**Problem description:**
Pictures stay out of the copy; restate everything else in the material exactly.

**Source data:**

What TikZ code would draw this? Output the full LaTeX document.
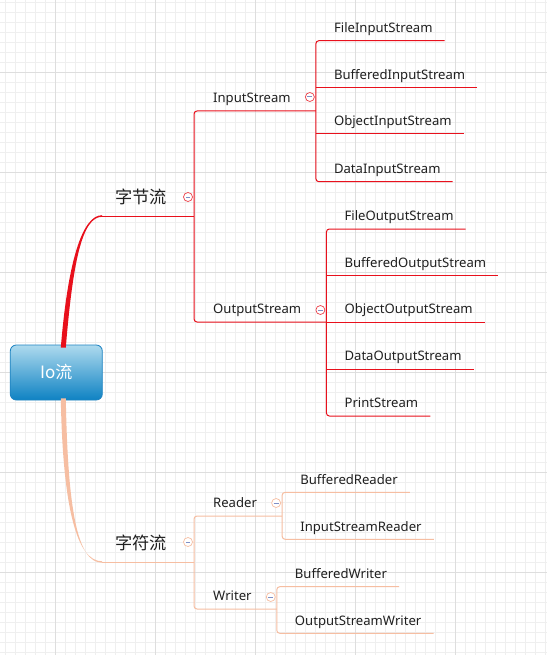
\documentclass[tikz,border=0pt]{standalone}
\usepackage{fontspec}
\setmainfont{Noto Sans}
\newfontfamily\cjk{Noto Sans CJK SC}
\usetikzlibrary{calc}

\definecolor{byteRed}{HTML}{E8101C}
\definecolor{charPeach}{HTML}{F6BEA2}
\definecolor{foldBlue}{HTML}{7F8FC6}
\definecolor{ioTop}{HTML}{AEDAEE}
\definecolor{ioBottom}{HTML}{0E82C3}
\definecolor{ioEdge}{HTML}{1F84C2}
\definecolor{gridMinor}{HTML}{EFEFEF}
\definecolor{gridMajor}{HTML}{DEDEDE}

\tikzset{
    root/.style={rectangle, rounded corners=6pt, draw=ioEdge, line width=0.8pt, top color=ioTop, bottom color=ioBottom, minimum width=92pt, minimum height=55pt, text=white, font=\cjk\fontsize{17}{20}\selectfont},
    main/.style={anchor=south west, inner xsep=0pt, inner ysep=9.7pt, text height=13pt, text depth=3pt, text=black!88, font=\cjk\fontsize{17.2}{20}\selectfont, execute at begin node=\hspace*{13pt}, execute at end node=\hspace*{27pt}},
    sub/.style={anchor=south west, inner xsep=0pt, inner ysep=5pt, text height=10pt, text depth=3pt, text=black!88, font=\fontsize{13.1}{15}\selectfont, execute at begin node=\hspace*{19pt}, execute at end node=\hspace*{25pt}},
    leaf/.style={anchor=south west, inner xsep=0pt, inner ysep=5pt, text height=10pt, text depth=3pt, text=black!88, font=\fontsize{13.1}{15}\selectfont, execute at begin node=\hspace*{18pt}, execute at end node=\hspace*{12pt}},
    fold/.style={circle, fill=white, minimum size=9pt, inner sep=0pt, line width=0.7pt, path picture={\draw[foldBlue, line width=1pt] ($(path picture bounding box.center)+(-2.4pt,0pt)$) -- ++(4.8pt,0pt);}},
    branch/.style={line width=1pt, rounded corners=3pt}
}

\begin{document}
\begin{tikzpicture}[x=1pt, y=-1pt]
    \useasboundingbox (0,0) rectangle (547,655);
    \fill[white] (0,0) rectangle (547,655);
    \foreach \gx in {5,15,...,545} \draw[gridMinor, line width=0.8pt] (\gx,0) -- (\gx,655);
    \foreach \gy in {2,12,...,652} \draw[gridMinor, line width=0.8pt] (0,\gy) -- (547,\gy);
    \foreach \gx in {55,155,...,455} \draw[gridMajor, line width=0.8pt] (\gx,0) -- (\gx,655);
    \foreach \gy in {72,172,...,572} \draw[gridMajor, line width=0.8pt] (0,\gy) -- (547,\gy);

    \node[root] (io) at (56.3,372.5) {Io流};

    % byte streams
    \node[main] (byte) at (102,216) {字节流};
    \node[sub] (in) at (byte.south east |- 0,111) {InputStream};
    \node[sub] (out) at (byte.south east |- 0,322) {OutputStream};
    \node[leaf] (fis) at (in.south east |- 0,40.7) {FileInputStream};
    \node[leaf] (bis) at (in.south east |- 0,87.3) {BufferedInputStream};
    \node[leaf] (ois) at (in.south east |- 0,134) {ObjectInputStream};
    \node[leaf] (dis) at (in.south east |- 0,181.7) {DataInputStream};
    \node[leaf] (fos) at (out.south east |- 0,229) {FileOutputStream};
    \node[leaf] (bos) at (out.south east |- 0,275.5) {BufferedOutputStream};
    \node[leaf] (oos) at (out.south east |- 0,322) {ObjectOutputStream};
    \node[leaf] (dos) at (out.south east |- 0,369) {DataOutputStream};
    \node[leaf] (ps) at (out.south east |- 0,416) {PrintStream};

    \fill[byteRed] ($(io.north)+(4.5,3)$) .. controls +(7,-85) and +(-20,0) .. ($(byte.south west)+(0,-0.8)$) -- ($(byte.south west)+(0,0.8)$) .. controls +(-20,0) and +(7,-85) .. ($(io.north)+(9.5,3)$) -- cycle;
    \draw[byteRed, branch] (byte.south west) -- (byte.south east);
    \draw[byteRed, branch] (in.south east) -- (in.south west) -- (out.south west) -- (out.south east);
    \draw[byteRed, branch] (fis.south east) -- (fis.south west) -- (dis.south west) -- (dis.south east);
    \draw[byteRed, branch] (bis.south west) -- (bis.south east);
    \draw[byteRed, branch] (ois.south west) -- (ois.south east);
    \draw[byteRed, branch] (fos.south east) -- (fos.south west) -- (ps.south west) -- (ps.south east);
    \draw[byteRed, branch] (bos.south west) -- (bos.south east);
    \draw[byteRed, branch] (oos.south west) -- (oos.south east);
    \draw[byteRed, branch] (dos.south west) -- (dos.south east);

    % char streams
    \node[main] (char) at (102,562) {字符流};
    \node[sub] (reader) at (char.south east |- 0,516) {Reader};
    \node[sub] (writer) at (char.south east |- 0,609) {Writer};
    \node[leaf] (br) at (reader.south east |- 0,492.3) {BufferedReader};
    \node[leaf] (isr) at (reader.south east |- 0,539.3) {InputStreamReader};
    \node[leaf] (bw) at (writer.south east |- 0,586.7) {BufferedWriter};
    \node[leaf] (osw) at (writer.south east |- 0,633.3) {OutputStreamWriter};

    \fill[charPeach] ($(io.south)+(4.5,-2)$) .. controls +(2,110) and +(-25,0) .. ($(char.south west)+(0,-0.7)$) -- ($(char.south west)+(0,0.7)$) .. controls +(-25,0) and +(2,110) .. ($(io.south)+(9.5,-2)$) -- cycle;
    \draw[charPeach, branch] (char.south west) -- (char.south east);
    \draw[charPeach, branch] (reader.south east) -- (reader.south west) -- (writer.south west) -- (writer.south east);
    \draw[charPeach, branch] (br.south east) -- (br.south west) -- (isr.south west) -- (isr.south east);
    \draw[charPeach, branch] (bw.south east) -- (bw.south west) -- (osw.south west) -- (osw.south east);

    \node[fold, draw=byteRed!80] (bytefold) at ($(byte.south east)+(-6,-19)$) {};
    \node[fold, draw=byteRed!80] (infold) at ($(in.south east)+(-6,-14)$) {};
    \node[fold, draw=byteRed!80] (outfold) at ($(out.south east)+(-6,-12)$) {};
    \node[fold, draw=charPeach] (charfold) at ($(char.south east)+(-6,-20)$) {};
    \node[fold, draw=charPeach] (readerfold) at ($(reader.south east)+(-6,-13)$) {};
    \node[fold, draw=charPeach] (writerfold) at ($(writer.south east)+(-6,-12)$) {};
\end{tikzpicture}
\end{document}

**Task solution:**
What TikZ code would draw this? Output the full LaTeX document.
\documentclass[tikz,border=0pt]{standalone}
\usepackage{fontspec}
\setmainfont{Noto Sans}
\newfontfamily\cjk{Noto Sans CJK SC}
\usetikzlibrary{calc}

\definecolor{byteRed}{HTML}{E8101C}
\definecolor{charPeach}{HTML}{F6BEA2}
\definecolor{foldBlue}{HTML}{7F8FC6}
\definecolor{ioTop}{HTML}{AEDAEE}
\definecolor{ioBottom}{HTML}{0E82C3}
\definecolor{ioEdge}{HTML}{1F84C2}
\definecolor{gridMinor}{HTML}{EFEFEF}
\definecolor{gridMajor}{HTML}{DEDEDE}

\tikzset{
    root/.style={rectangle, rounded corners=6pt, draw=ioEdge, line width=0.8pt, top color=ioTop, bottom color=ioBottom, minimum width=92pt, minimum height=55pt, text=white, font=\cjk\fontsize{17}{20}\selectfont},
    main/.style={anchor=south west, inner xsep=0pt, inner ysep=9.7pt, text height=13pt, text depth=3pt, text=black!88, font=\cjk\fontsize{17.2}{20}\selectfont, execute at begin node=\hspace*{13pt}, execute at end node=\hspace*{27pt}},
    sub/.style={anchor=south west, inner xsep=0pt, inner ysep=5pt, text height=10pt, text depth=3pt, text=black!88, font=\fontsize{13.1}{15}\selectfont, execute at begin node=\hspace*{19pt}, execute at end node=\hspace*{25pt}},
    leaf/.style={anchor=south west, inner xsep=0pt, inner ysep=5pt, text height=10pt, text depth=3pt, text=black!88, font=\fontsize{13.1}{15}\selectfont, execute at begin node=\hspace*{18pt}, execute at end node=\hspace*{12pt}},
    fold/.style={circle, fill=white, minimum size=9pt, inner sep=0pt, line width=0.7pt, path picture={\draw[foldBlue, line width=1pt] ($(path picture bounding box.center)+(-2.4pt,0pt)$) -- ++(4.8pt,0pt);}},
    branch/.style={line width=1pt, rounded corners=3pt}
}

\begin{document}
\begin{tikzpicture}[x=1pt, y=-1pt]
    \useasboundingbox (0,0) rectangle (547,655);
    \fill[white] (0,0) rectangle (547,655);
    \foreach \gx in {5,15,...,545} \draw[gridMinor, line width=0.8pt] (\gx,0) -- (\gx,655);
    \foreach \gy in {2,12,...,652} \draw[gridMinor, line width=0.8pt] (0,\gy) -- (547,\gy);
    \foreach \gx in {55,155,...,455} \draw[gridMajor, line width=0.8pt] (\gx,0) -- (\gx,655);
    \foreach \gy in {72,172,...,572} \draw[gridMajor, line width=0.8pt] (0,\gy) -- (547,\gy);

    \node[root] (io) at (56.3,372.5) {Io流};

    % byte streams
    \node[main] (byte) at (102,216) {字节流};
    \node[sub] (in) at (byte.south east |- 0,111) {InputStream};
    \node[sub] (out) at (byte.south east |- 0,322) {OutputStream};
    \node[leaf] (fis) at (in.south east |- 0,40.7) {FileInputStream};
    \node[leaf] (bis) at (in.south east |- 0,87.3) {BufferedInputStream};
    \node[leaf] (ois) at (in.south east |- 0,134) {ObjectInputStream};
    \node[leaf] (dis) at (in.south east |- 0,181.7) {DataInputStream};
    \node[leaf] (fos) at (out.south east |- 0,229) {FileOutputStream};
    \node[leaf] (bos) at (out.south east |- 0,275.5) {BufferedOutputStream};
    \node[leaf] (oos) at (out.south east |- 0,322) {ObjectOutputStream};
    \node[leaf] (dos) at (out.south east |- 0,369) {DataOutputStream};
    \node[leaf] (ps) at (out.south east |- 0,416) {PrintStream};

    \fill[byteRed] ($(io.north)+(4.5,3)$) .. controls +(7,-85) and +(-20,0) .. ($(byte.south west)+(0,-0.8)$) -- ($(byte.south west)+(0,0.8)$) .. controls +(-20,0) and +(7,-85) .. ($(io.north)+(9.5,3)$) -- cycle;
    \draw[byteRed, branch] (byte.south west) -- (byte.south east);
    \draw[byteRed, branch] (in.south east) -- (in.south west) -- (out.south west) -- (out.south east);
    \draw[byteRed, branch] (fis.south east) -- (fis.south west) -- (dis.south west) -- (dis.south east);
    \draw[byteRed, branch] (bis.south west) -- (bis.south east);
    \draw[byteRed, branch] (ois.south west) -- (ois.south east);
    \draw[byteRed, branch] (fos.south east) -- (fos.south west) -- (ps.south west) -- (ps.south east);
    \draw[byteRed, branch] (bos.south west) -- (bos.south east);
    \draw[byteRed, branch] (oos.south west) -- (oos.south east);
    \draw[byteRed, branch] (dos.south west) -- (dos.south east);

    % char streams
    \node[main] (char) at (102,562) {字符流};
    \node[sub] (reader) at (char.south east |- 0,516) {Reader};
    \node[sub] (writer) at (char.south east |- 0,609) {Writer};
    \node[leaf] (br) at (reader.south east |- 0,492.3) {BufferedReader};
    \node[leaf] (isr) at (reader.south east |- 0,539.3) {InputStreamReader};
    \node[leaf] (bw) at (writer.south east |- 0,586.7) {BufferedWriter};
    \node[leaf] (osw) at (writer.south east |- 0,633.3) {OutputStreamWriter};

    \fill[charPeach] ($(io.south)+(4.5,-2)$) .. controls +(2,110) and +(-25,0) .. ($(char.south west)+(0,-0.7)$) -- ($(char.south west)+(0,0.7)$) .. controls +(-25,0) and +(2,110) .. ($(io.south)+(9.5,-2)$) -- cycle;
    \draw[charPeach, branch] (char.south west) -- (char.south east);
    \draw[charPeach, branch] (reader.south east) -- (reader.south west) -- (writer.south west) -- (writer.south east);
    \draw[charPeach, branch] (br.south east) -- (br.south west) -- (isr.south west) -- (isr.south east);
    \draw[charPeach, branch] (bw.south east) -- (bw.south west) -- (osw.south west) -- (osw.south east);

    \node[fold, draw=byteRed!80] (bytefold) at ($(byte.south east)+(-6,-19)$) {};
    \node[fold, draw=byteRed!80] (infold) at ($(in.south east)+(-6,-14)$) {};
    \node[fold, draw=byteRed!80] (outfold) at ($(out.south east)+(-6,-12)$) {};
    \node[fold, draw=charPeach] (charfold) at ($(char.south east)+(-6,-20)$) {};
    \node[fold, draw=charPeach] (readerfold) at ($(reader.south east)+(-6,-13)$) {};
    \node[fold, draw=charPeach] (writerfold) at ($(writer.south east)+(-6,-12)$) {};
\end{tikzpicture}
\end{document}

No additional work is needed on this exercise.